╭──
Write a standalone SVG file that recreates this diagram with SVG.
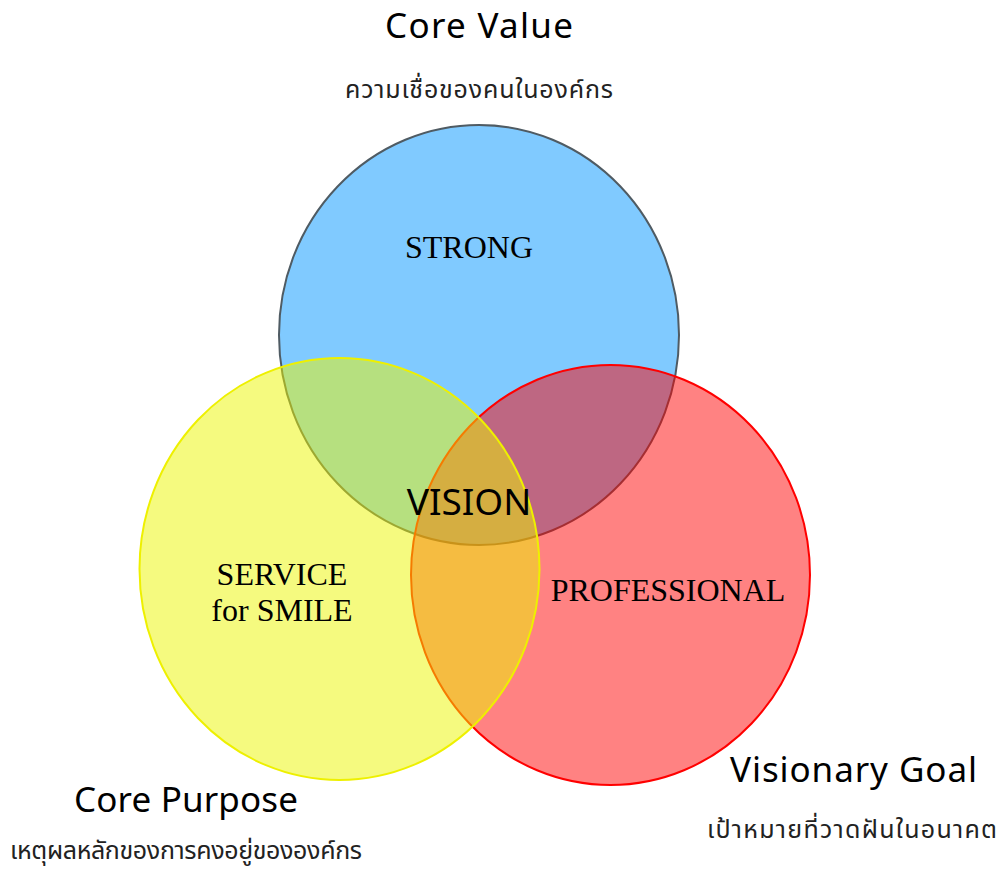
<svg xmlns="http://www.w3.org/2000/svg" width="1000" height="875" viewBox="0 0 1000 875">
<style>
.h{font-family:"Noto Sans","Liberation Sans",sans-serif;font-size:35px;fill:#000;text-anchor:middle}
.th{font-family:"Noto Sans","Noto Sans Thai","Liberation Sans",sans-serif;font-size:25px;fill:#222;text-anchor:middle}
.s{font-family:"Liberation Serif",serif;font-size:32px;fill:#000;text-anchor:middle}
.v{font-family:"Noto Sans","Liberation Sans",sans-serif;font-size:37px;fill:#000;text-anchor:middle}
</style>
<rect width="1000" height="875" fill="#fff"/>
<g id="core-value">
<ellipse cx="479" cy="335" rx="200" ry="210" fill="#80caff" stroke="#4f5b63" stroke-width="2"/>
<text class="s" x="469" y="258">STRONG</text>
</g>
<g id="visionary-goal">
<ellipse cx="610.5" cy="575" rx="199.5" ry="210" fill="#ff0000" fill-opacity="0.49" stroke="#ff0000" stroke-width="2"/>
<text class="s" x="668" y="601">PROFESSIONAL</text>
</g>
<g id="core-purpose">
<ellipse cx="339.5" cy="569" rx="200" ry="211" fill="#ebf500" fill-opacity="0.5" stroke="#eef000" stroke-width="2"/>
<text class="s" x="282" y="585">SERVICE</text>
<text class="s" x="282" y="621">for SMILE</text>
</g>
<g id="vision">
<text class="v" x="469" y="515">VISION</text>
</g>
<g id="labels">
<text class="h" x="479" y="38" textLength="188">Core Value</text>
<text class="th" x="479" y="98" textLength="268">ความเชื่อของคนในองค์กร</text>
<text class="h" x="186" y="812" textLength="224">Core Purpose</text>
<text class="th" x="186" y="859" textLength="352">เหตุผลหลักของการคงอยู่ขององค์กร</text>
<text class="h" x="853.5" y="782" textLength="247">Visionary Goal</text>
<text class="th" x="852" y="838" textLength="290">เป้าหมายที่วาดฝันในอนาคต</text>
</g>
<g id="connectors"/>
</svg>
╰──
Word for word, quote the full listing, omitting every picture.

[Worked solution]
Write a standalone SVG file that recreates this diagram with SVG.
<svg xmlns="http://www.w3.org/2000/svg" width="1000" height="875" viewBox="0 0 1000 875">
<style>
.h{font-family:"Noto Sans","Liberation Sans",sans-serif;font-size:35px;fill:#000;text-anchor:middle}
.th{font-family:"Noto Sans","Noto Sans Thai","Liberation Sans",sans-serif;font-size:25px;fill:#222;text-anchor:middle}
.s{font-family:"Liberation Serif",serif;font-size:32px;fill:#000;text-anchor:middle}
.v{font-family:"Noto Sans","Liberation Sans",sans-serif;font-size:37px;fill:#000;text-anchor:middle}
</style>
<rect width="1000" height="875" fill="#fff"/>
<g id="core-value">
<ellipse cx="479" cy="335" rx="200" ry="210" fill="#80caff" stroke="#4f5b63" stroke-width="2"/>
<text class="s" x="469" y="258">STRONG</text>
</g>
<g id="visionary-goal">
<ellipse cx="610.5" cy="575" rx="199.5" ry="210" fill="#ff0000" fill-opacity="0.49" stroke="#ff0000" stroke-width="2"/>
<text class="s" x="668" y="601">PROFESSIONAL</text>
</g>
<g id="core-purpose">
<ellipse cx="339.5" cy="569" rx="200" ry="211" fill="#ebf500" fill-opacity="0.5" stroke="#eef000" stroke-width="2"/>
<text class="s" x="282" y="585">SERVICE</text>
<text class="s" x="282" y="621">for SMILE</text>
</g>
<g id="vision">
<text class="v" x="469" y="515">VISION</text>
</g>
<g id="labels">
<text class="h" x="479" y="38" textLength="188">Core Value</text>
<text class="th" x="479" y="98" textLength="268">ความเชื่อของคนในองค์กร</text>
<text class="h" x="186" y="812" textLength="224">Core Purpose</text>
<text class="th" x="186" y="859" textLength="352">เหตุผลหลักของการคงอยู่ขององค์กร</text>
<text class="h" x="853.5" y="782" textLength="247">Visionary Goal</text>
<text class="th" x="852" y="838" textLength="290">เป้าหมายที่วาดฝันในอนาคต</text>
</g>
<g id="connectors"/>
</svg>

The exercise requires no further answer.